Quando entrei numa de explicar o pós-moderno, ela aguentou firme . Só chiou um pouco quando eu disse que era o fim das grandes narrativas. Mas acho que o bicho pegou mesmo quando apareci com o vídeo "O fim da violência" para a gente assistir depois do Fantástico. Ela , eu creio, dormiu durante o filme. De qualquer forma, não entendeu o final e ficou me olhando com uma cara de bunda. Eu tentei explicar, e quanto mais eu explicava, mais ela se irritava, o caçula começou a chorar lá no quarto, eu acendi um cigarro, na chama do fogão que esquentava a mamadeira, ela mandou eu apagar, eu mandei ela para aquele lugar e acho que aí foi o fim. Cacete, e eu nem percebi... Muito tempo depois a gente resolveu dar um tempo. Sabe como é, desgaste da relação, coisas de casal...Em uma semana as coisas estariam consertadas. Passaram 3 anos...
Ontem, por acaso encontrei com ela no Estação Botafogo, tava com seu novo marido na fila de "Cada Um Com Seu Cinema" que é uma coletânea de 34 curtas de vários diretores.
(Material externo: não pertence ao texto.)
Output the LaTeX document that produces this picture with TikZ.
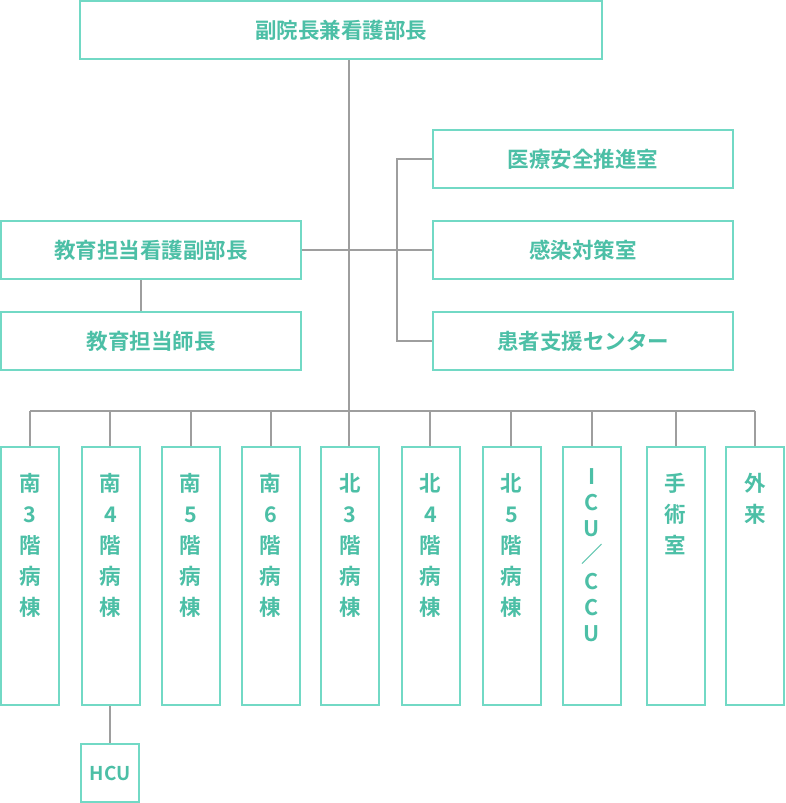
\documentclass[tikz,border=0pt]{standalone}
\usepackage{fontspec}
\setmainfont{Noto Sans CJK JP}[BoldFont={Noto Sans CJK JP Bold}]
\definecolor{tealline}{HTML}{72D9C5}
\definecolor{tealtext}{HTML}{4CBFA6}
\definecolor{grayline}{HTML}{9E9E9E}
\tikzset{
  box/.style={draw=tealline, line width=2pt, fill=white, inner sep=0pt,
    font=\fontsize{21.5}{24}\selectfont\bfseries, text=tealtext},
  wide/.style={box, minimum width=300pt, minimum height=58pt},
  col/.style={box, minimum width=58pt, minimum height=258pt},
  conn/.style={draw=grayline, line width=1.8pt}
}
\newcommand{\vcol}[3]{\parbox[c][252pt][t]{50pt}{\centering\baselineskip=#1pt\relax\rule{0pt}{#2pt}#3\par}}
\begin{document}
\begin{tikzpicture}[x=1pt,y=-1pt]
\useasboundingbox (0,0) rectangle (786,803);
\coordinate (busL) at (30,411);
\coordinate (busR) at (755,411);
\coordinate (busM) at (349,411);
\coordinate (kx1) at (397,159);
\coordinate (kx3) at (397,341);

% boxes
\node[box, minimum width=522pt, minimum height=58pt] (top) at (341,30) {副院長兼看護部長};
\node[wide] (r1) at (583,159) {医療安全推進室};
\node[wide] (r2) at (583,250) {感染対策室};
\node[wide] (r3) at (583,341) {患者支援センター};
\node[wide] (l1) at (151,250) {教育担当看護副部長};
\node[wide] (l2) at (151,341) {教育担当師長};

\node[col] (c1) at (30,576) {\vcol{31}{41}{南\\3\\階\\病\\棟}};
\node[col] (c2) at (110.5,576) {\vcol{31}{41}{南\\4\\階\\病\\棟}};
\node[col] (c3) at (190.5,576) {\vcol{31}{41}{南\\5\\階\\病\\棟}};
\node[col] (c4) at (270.5,576) {\vcol{31}{41}{南\\6\\階\\病\\棟}};
\node[col] (c5) at (350,576) {\vcol{31}{41}{北\\3\\階\\病\\棟}};
\node[col] (c6) at (430.5,576) {\vcol{31}{41}{北\\4\\階\\病\\棟}};
\node[col] (c7) at (511.5,576) {\vcol{31}{41}{北\\5\\階\\病\\棟}};
\node[col] (c8) at (592,576) {\vcol{26.3}{34}{I\\C\\U\\／\\C\\C\\U}};
\node[col] (c9) at (675.5,576) {\vcol{31}{41}{手\\術\\室}};
\node[col] (c10) at (755,576) {\vcol{31}{41}{外\\来}};
\node[box, minimum width=58pt, minimum height=58pt, font=\fontsize{19}{22}\selectfont\bfseries] (hcu) at (110,773) {HCU};

% connectors
\draw[conn] (top.south -| busM) -- (c5.north -| busM);
\draw[conn] (l1.east) -- (r2.west);
\draw[conn] (r1.west) -- (kx1) -- (kx3) -- (r3.west);
\draw[conn] (l1.south -| 141,0) -- (l2.north -| 141,0);
\draw[conn] (busL) -- (busR);
\foreach \c/\x in {c1/30,c2/110,c3/191,c4/271,c6/430,c7/511,c8/592,c9/676,c10/755}{
  \draw[conn] (\x,411) -- (\c.north -| \x,0);
}
\draw[conn] (c2.south -| hcu) -- (hcu.north);
\end{tikzpicture}
\end{document}
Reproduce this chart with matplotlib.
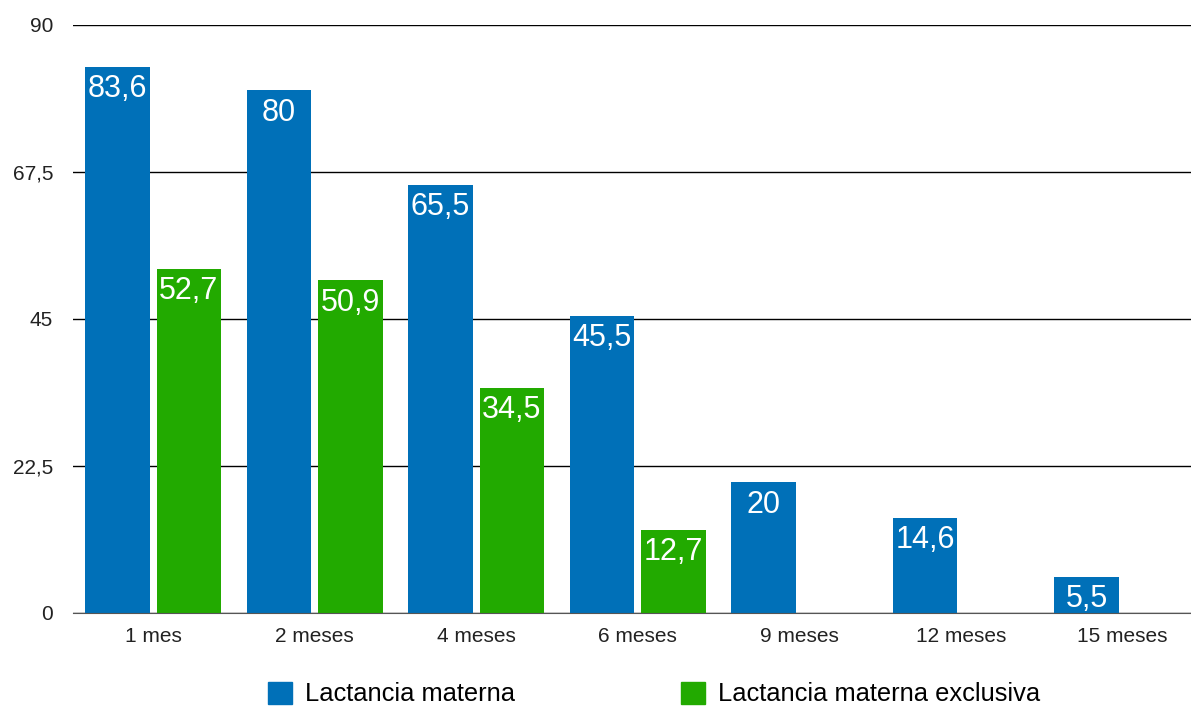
import numpy as np
import matplotlib.pyplot as plt
from matplotlib.patches import Patch

plt.rcParams['font.family'] = ['Liberation Sans', 'DejaVu Sans']

categories = ["1 mes", "2 meses", "4 meses", "6 meses", "9 meses", "12 meses", "15 meses"]
lactancia = [83.6, 80, 65.5, 45.5, 20, 14.6, 5.5]
exclusiva = [52.7, 50.9, 34.5, 12.7, None, None, None]
yticks = [0, 22.5, 45, 67.5, 90]

blue = "#0070B8"
green = "#22AA00"


def fmt(v):
    s = "{:g}".format(v)
    return s.replace(".", ",")


fig = plt.figure(figsize=(11.91, 7.06), dpi=100)
# axes runs a little past the right edge, like the original
ax = fig.add_axes([72.5 / 1191, 1 - 613 / 706, 1130.5 / 1191, (613 - 25) / 706])

x = np.arange(len(categories))
w = 0.40
off = 0.221
excl = np.array([np.nan if v is None else v for v in exclusiva], dtype=float)

b1 = ax.bar(x - off, lactancia, w, color=blue, zorder=3)
b2 = ax.bar(x + off, excl, w, color=green, zorder=3)

for bars, vals in [(b1, lactancia), (b2, exclusiva)]:
    for r, v in zip(bars, vals):
        if v is None:
            continue
        ax.text(r.get_x() + r.get_width() / 2, v - 1.1, fmt(v), ha="center", va="top",
                color="white", fontsize=22, zorder=4)

ax.set_xlim(-0.5, len(categories) - 0.5)
ax.set_ylim(0, 90)
ax.set_yticks(yticks)
ax.set_yticklabels([fmt(v) for v in yticks])
ax.set_xticks(x)
ax.set_xticklabels(categories)
ax.tick_params(axis="both", length=0, labelsize=15, colors="#222222")
ax.tick_params(axis="y", pad=14)
ax.tick_params(axis="x", pad=10)
ax.yaxis.grid(True, color="black", linewidth=1, zorder=0)
for s in ["top", "right", "left"]:
    ax.spines[s].set_visible(False)
ax.spines["bottom"].set_color("#555555")
ax.spines["bottom"].set_zorder(5)

handles = [Patch(color=blue, label="Lactancia materna"),
           Patch(color=green, label="Lactancia materna exclusiva")]
fig.legend(handles=handles, loc="center", bbox_to_anchor=(0.549, 1 - 694 / 706), ncol=2,
           frameon=False, fontsize=18.4, handlelength=0.94, handleheight=0.94,
           columnspacing=6.5, handletextpad=0.5)

fig.savefig("out.png", dpi=100)
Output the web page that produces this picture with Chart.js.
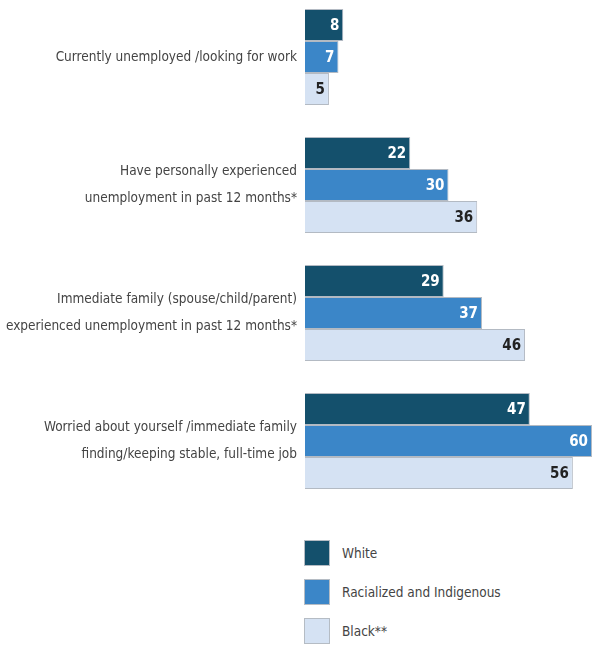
<!DOCTYPE html>
<html>
<head>
<meta charset="utf-8">
<script src="https://cdn.jsdelivr.net/npm/chart.js@4"></script>
<style>
  body { margin: 0; background: #fff; width: 593px; height: 647px; overflow: hidden; position: relative; }
  #chart { position: absolute; left: 0; top: -7px; }
  #legend { position: absolute; left: 304px; top: 540px; font-family: "DejaVu Sans Condensed", sans-serif; font-size: 13.5px; color: #444; }
  .item { height: 26px; margin-bottom: 13px; display: flex; align-items: center; }
  .box { width: 26px; height: 26px; border: 1px solid #b5bcc4; box-sizing: border-box; margin-right: 12px; }
</style>
</head>
<body>
<canvas id="chart" width="593" height="512"></canvas>
<div id="legend"></div>
<script>
const categories = [
    ['Currently unemployed /looking for work'],
    ['Have personally experienced', 'unemployment in past 12 months*'],
    ['Immediate family (spouse/child/parent)', 'experienced unemployment in past 12 months*'],
    ['Worried about yourself /immediate family', 'finding/keeping stable, full-time job']
];
const seriesNames = ['White', 'Racialized and Indigenous', 'Black**'];
const white = [8, 22, 29, 47];
const racialized = [7, 30, 37, 60];
const black = [5, 36, 46, 56];

const colors = ['#14506c', '#3b86c8', '#d5e2f3'];
const labelColors = ['#ffffff', '#ffffff', '#222222'];
const fontFamily = '"DejaVu Sans Condensed", sans-serif';

// draw values at the end of each bar
const valueLabels = {
    id: 'valueLabels',
    afterDatasetsDraw(chart) {
        const ctx = chart.ctx;
        ctx.save();
        ctx.font = 'bold 15px ' + fontFamily;
        ctx.textAlign = 'right';
        ctx.textBaseline = 'middle';
        chart.data.datasets.forEach((ds, i) => {
            const meta = chart.getDatasetMeta(i);
            ctx.fillStyle = labelColors[i];
            meta.data.forEach((bar, j) => {
                ctx.fillText(ds.data[j], bar.x - 4, bar.y + 1);
            });
        });
        ctx.restore();
    }
};

const seriesData = [white, racialized, black];

new Chart(document.getElementById('chart').getContext('2d'), {
    type: 'bar',
    data: {
        labels: categories,
        datasets: seriesNames.map((name, i) => ({
            label: name,
            data: seriesData[i],
            backgroundColor: colors[i],
            borderColor: '#b3bac3',
            borderWidth: 1,
            barPercentage: 1,
            categoryPercentage: 0.75
        }))
    },
    options: {
        indexAxis: 'y',
        responsive: false,
        animation: false,
        layout: { padding: { left: 0, right: 1, top: 0, bottom: 0 } },
        plugins: {
            legend: { display: false },
            tooltip: { enabled: false }
        },
        scales: {
            x: {
                display: false,
                min: 0,
                max: 60
            },
            y: {
                grid: { display: false, drawTicks: false },
                border: { display: false },
                ticks: {
                    color: '#444',
                    padding: 8,
                    font: { family: fontFamily, size: 13.5, lineHeight: 2.05 }
                },
                afterFit(scale) {
                    scale.width = 305;
                    scale.paddingTop = 0;
                    scale.paddingBottom = 0;
                }
            }
        }
    },
    plugins: [valueLabels]
});

const legend = document.getElementById('legend');
seriesNames.forEach((name, i) => {
    const item = document.createElement('div');
    item.className = 'item';
    const box = document.createElement('span');
    box.className = 'box';
    box.style.background = colors[i];
    const text = document.createElement('span');
    text.textContent = name;
    item.appendChild(box);
    item.appendChild(text);
    legend.appendChild(item);
});
</script>
</body>
</html>
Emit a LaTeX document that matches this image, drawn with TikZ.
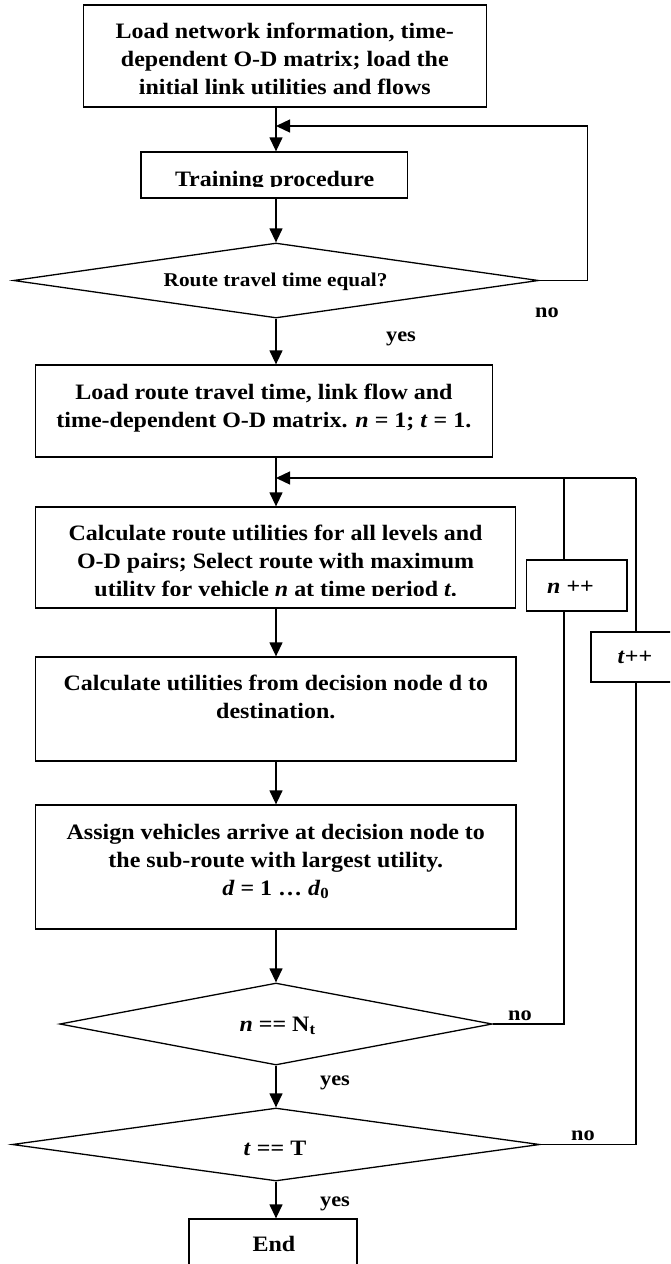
\documentclass[tikz,border=0pt]{standalone}
\usepackage{fontspec}
\setmainfont{Liberation Serif}[FakeStretch=1.09]
\usetikzlibrary{arrows.meta,shapes.geometric}
\tikzset{
  lbl/.style={font=\fontsize{22}{28}\selectfont\bfseries, inner sep=0pt, align=center},
  smalllbl/.style={font=\fontsize{20.5}{24}\selectfont\bfseries, inner sep=0pt},
  boxnode/.style={draw, line width=1.3pt, inner sep=0pt, rectangle},
  decnode/.style={draw, line width=1.3pt, diamond, inner sep=0pt},
  conn/.style={line width=1.3pt, -{Triangle[width=13pt,length=14pt]}},
  plainline/.style={line width=1.3pt},
}
\begin{document}
\begin{tikzpicture}[x=1pt,y=-1pt]
\useasboundingbox (0,0) rectangle (670,1264);
\clip (0,0) rectangle (670,1264);
\coordinate (ax) at (276,0);
% boxes
\node[boxnode, minimum width=403pt, minimum height=102pt] (b1) at (284.8,56) {};
\node[lbl] (t1) at (284.8,59.2) {Load network information, time-\\dependent O-D matrix; load the\\initial link utilities and flows};
\node[boxnode, minimum width=266.2pt, minimum height=46pt] (b2) at (274.1,175) {};
\begin{scope}
\clip (141,152) rectangle (407,186.4);
\node[lbl, anchor=base] (t2) at (274.6,186) {Training procedure};
\end{scope}
\node[decnode, minimum width=525pt, minimum height=75pt] (d1) at (276,280.5) {};
\node[lbl, font=\fontsize{19.5}{24}\selectfont\bfseries, anchor=base] (t3) at (275.6,286.7) {Route travel time equal?};
\node[boxnode, minimum width=456.8pt, minimum height=92pt] (b3) at (263.9,411) {};
\node[lbl] (t4) at (263.9,407.8) {Load route travel time, link flow and\\time-dependent O-D matrix. \textit{n} = 1; \textit{t} = 1.};
\node[boxnode, minimum width=480.3pt, minimum height=101pt] (b4) at (275.65,557.5) {};
\begin{scope}
\clip (35.5,507) rectangle (515.8,595.6);
\node[lbl] (t5) at (275.6,563) {Calculate route utilities for all levels and\\O-D pairs; Select route with maximum\\utility for vehicle \textit{n} at time period \textit{t}.};
\end{scope}
\node[boxnode, minimum width=100.5pt, minimum height=51pt] (nb) at (576.75,585.5) {};
\node[lbl, anchor=base] (tn) at (570.5,593) {\textit{n} ++};
\node[boxnode, minimum width=81pt, minimum height=50pt] (tb) at (631.5,657) {};
\node[lbl, anchor=base] (tt) at (635,663) {\textit{t}++};
\node[boxnode, minimum width=480.5pt, minimum height=104pt] (b5) at (275.75,709) {};
\node[lbl] (t6) at (275.8,697.4) {Calculate utilities from decision node d to\\destination.};
\node[boxnode, minimum width=480.5pt, minimum height=124pt] (b6) at (275.75,867) {};
\node[lbl] (t7) at (275.8,861) {Assign vehicles arrive at decision node to\\the sub-route with largest utility.\\\textit{d} = 1 … \textit{d}\textsubscript{0}};
\node[decnode, minimum width=432.6pt, minimum height=82pt] (d2) at (276,1024) {};
\node[lbl, anchor=base] (t8) at (277.6,1031.7) {\textit{n} == N\textsubscript{t}};
\node[decnode, minimum width=527.5pt, minimum height=73pt] (d3) at (276,1144.5) {};
\node[lbl, anchor=base] (t9) at (275,1155) {\textit{t} == T};
\node[boxnode, minimum width=168pt, minimum height=61pt] (eb) at (273,1249.5) {};
\node[lbl, anchor=base] (t10) at (274,1251.7) {End};
% yes / no labels
\node[smalllbl, anchor=base] (no1) at (547,317) {no};
\node[smalllbl, anchor=base] (yes1) at (401,341.7) {yes};
\node[smalllbl, anchor=base] (no2) at (520,1020) {no};
\node[smalllbl, anchor=base] (yes2) at (335,1085) {yes};
\node[smalllbl, anchor=base] (no3) at (583,1140) {no};
\node[smalllbl, anchor=base] (yes3) at (335,1206.7) {yes};
% main flow
\draw[conn] (b1.south -| ax) -- (b2.north -| ax);
\draw[conn] (b2.south -| ax) -- (d1.north);
\draw[conn] (d1.south) -- (b3.north -| ax);
\draw[conn] (b3.south -| ax) -- (b4.north -| ax);
\draw[conn] (b4.south -| ax) -- (b5.north -| ax);
\draw[conn] (b5.south -| ax) -- (b6.north -| ax);
\draw[conn] (b6.south -| ax) -- (d2.north);
\draw[conn] (d2.south) -- (d3.north);
\draw[conn] (d3.south) -- (eb.north -| ax);
% first loop
\coordinate (j1) at (276,126);
\coordinate (r1) at (587.6,126);
\draw[plainline] (d1.east) -- (d1.east -| r1) -- (r1);
\draw[conn] (r1) -- (j1);
% second loops
\coordinate (j2) at (276,478);
\coordinate (nl) at (564,478);
\coordinate (tl) at (636,478);
\draw[conn] (tl) -- (j2);
\draw[plainline] (nl) -- (nl |- nb.north);
\draw[plainline] (nl |- nb.south) -- (nl |- d2.east) -- (d2.east);
\draw[plainline] (tl) -- (tl |- tb.north);
\draw[plainline] (tl |- tb.south) -- (tl |- d3.east) -- (d3.east);
\end{tikzpicture}
\end{document}
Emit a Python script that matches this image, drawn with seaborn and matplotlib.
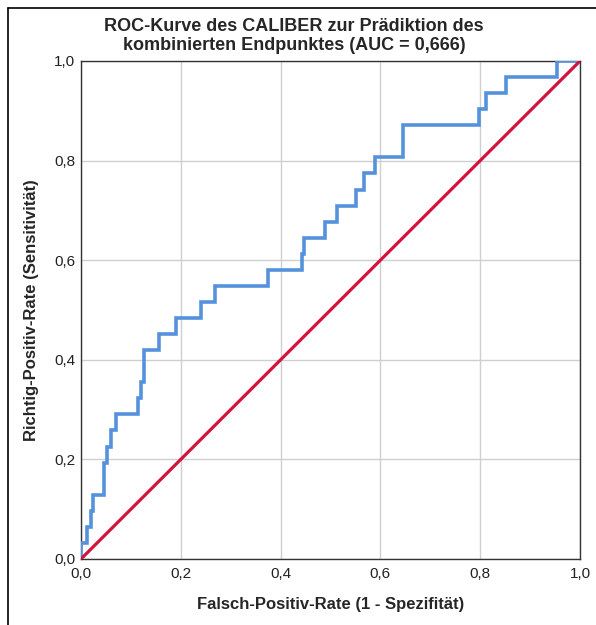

Cada um deles filmou 3 minutos- coisa muito avançada.Mas ela fez questão de me dizer que veio mesmo para ver a parte feita pelo Wim Wenders, os 3 minutos de "War in Peace". Foi aí que eu pirei, "mermão"!
Zaca disse que não era bem assim, que certas coisas não se explicam. Sem que o rapaz pedisse ele abriu mais uma cerveja e desta vez botou um copo pra ele também. Como era o nome do cara mesmo?
- Que cara, Zaca?
- O que acabou com seu casamento?
- Tavinho, eu mesmo, seu criado...
E assim trincaram os copos num brinde melancólico.
Corta!

4 comentários:

ze disse...

'tá bom de ler e tb 'tá instrutivo. a moda não é só de roupas : moda de livros, de teorias,... moda de tudo. felicidades.

LIBERATI disse...

Caro Ze, que bom que você gostou, pois é essa moda teorética e cinematrográfica do personagem da crônica (nem sei se é conto) acabou com o casamento dele, mas o pior que a mulher se vingou aderindo a ela depois de tudo terminado. Seres humanos são complexos. Acho que todo dia esse rapaz bate o ponto no bar do Zaca e fica tomando cerveja que de vez em quando mistura com Fogo Paulista, argh! E continua resmungando. Pobre do Win Wenders, deve estar com a orelha roxa. Mas podia ser o Herzog ou o Fassbinder. Cinema alemão não é mole!
grande abraço

ze disse...

o Herzog, inesquecível é 'O enigma de Kaspar Hauser' - e pensar que é tudo verdade, o sujeito existiu e o filme é um documentário!!
'Raízes e frutos', abandonar a cidade e viver no mato, caracteriza o Oriente. Òcidente mostra-se urbano demais, vide os fatos : ho-je no Br., 80% das pessoas vive em cima de paralelepídedos e asfalto. 'Raízes e frutos' é a terceira via, a via Oriental. Os casamentos não acabam eles vão se somando. quem casa casa para sempre (mesmo que separe). felicidades.

LIBERATI disse...

Kaspar Hauser é um belo filme. Gosto de Aguirre, a cólera dos Deuses também. Mas cinema alemão é barra pesada. Se oriente rapaz, já dizia o grande Gilberto Gil.